CONTRATAPA
› Por Jorge Isaías *
El verano expira lentamente en los almanaques tan sólo, si bien faltan pocos días para que entremos en Otoño, el clima es casi bochornoso en esta ciudad que besa al "río de color marrón".
El bar es amplio, vidriado, lleno de luces plenas y en todo él regurgita un agónico aire acondicionado que no llega a enfriar el cuerpo con tanto calor traído de la calle, uno apenas lo siente, digamos, un par de puntos más abajo que el infierno de la calle que se queda ya deshabitada, a esa hora última en que salen grupos de empleados que con paso cansino buscan un taxi disponible o se mantienen firmes junto al poste que indica las líneas de los colectivos que tienen parada en esta esquina.
Mientras los semáforos detienen alternativamente el tránsito una calle hacia el oeste, la otra hacia el sur uno puede mirar el pulso de la gran ciudad que extenúa su tarde casi en noche, cerrándose ya en estrépito, ya con pasos de cuerpos que pasaron un día de su vida plena o angustiosa en pos de una existencia que es muy duro sospechamos poder sobrellevar.
Pasan hombres presurosos, pasan mujeres bellas, pasan estudiantes con carpetas y libros, despreocupados, tal vez recién salidos de la Facultad de la otra cuadra.
Allí alguna vez trasegamos sus aulas húmedas fuimos convocados por una inquietud, un ideal, algún saber que nos ayudó a construirnos y nosotros tal vez nunca agradecimos. También el recuerdo viejo de aquel bullicio, de aquellas manifestaciones, de aquellas muchachas bellas que nos acompañaron un trecho en la vida, y luego, en un recodo se fueron para siempre, y otros, tal vez como una "venganza del tiempo" del tiempo que se fue pero que nos apabulló con su paso, de vez en cuando se cruzan con nosotros y podemos ver que la belleza, como todo, se marchitó en sus rostros y la luz de sus ojos vivos ya no brillan como entonces.

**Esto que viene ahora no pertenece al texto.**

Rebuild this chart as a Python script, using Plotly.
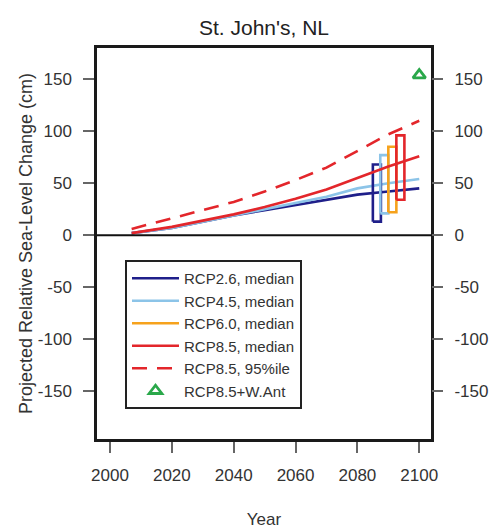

Ahora, también en grupos pasan otras muchachas jóvenes y también son bulliciosas, pero éstas., ay, no se fijan en nosotros o miran a través de nosotros como si fuéramos de vidrio.

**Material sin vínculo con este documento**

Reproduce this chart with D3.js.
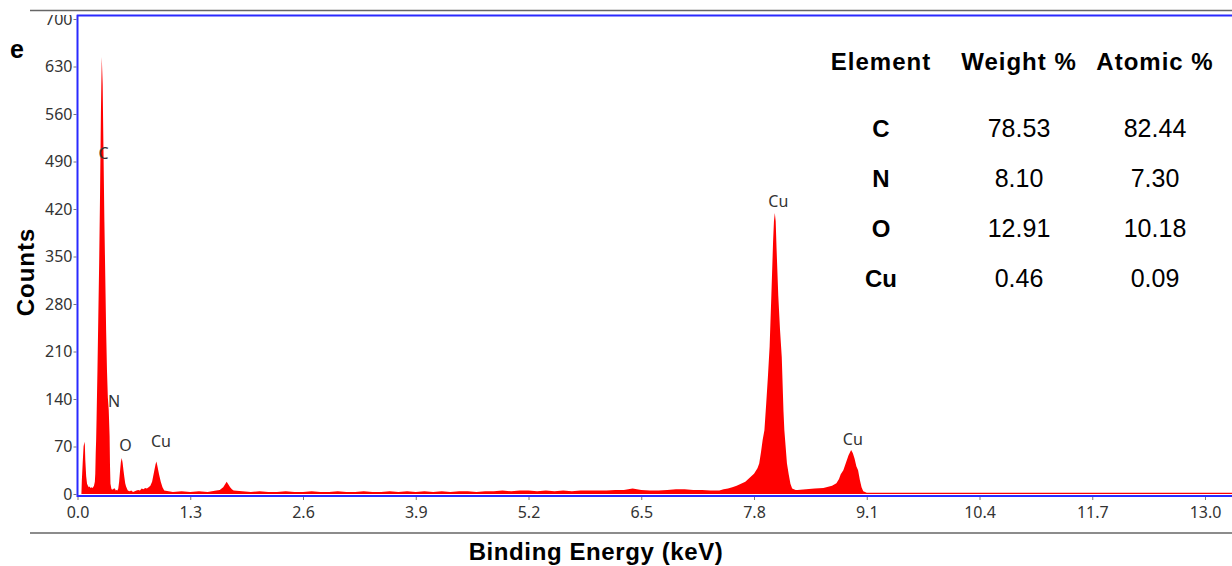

Uno mira este cruces de calles, desde la ventana del bar, con el café que tomamos y con la pipa que aún humea, indócil su humo por el aire, vemos cómo el tránsito se tranquiliza cada vez más, se diluye como los flecos de una nube que deshila el viento, un viento que uno imagina gélido, pero que en realidad es de un calor que asusta, pero usted lector lo sabe, no estamos aquí para elegir ("si me dieran a elegir/ yo elegiría", escribió alguna vez Juancito Gelman para siempre, en un célebre poema), sino para resistir este verano que no se quiere ir, que lo sentimos en el cuerpo como una mancha pegajosa y oscura. El Otoño es apenas una promesa o una esperanza o una utopía, o el más vehemente deseo; qué no daríamos por verlo con su barba marrón bajando de a una las hojas de los árboles, sus hojas ocres con sus nervaduras más oscuras, sin vida, hundiéndose en la tierra para siempre, aún sin comprender o comprendiendo, que ellas están tan lejos de ser una semilla.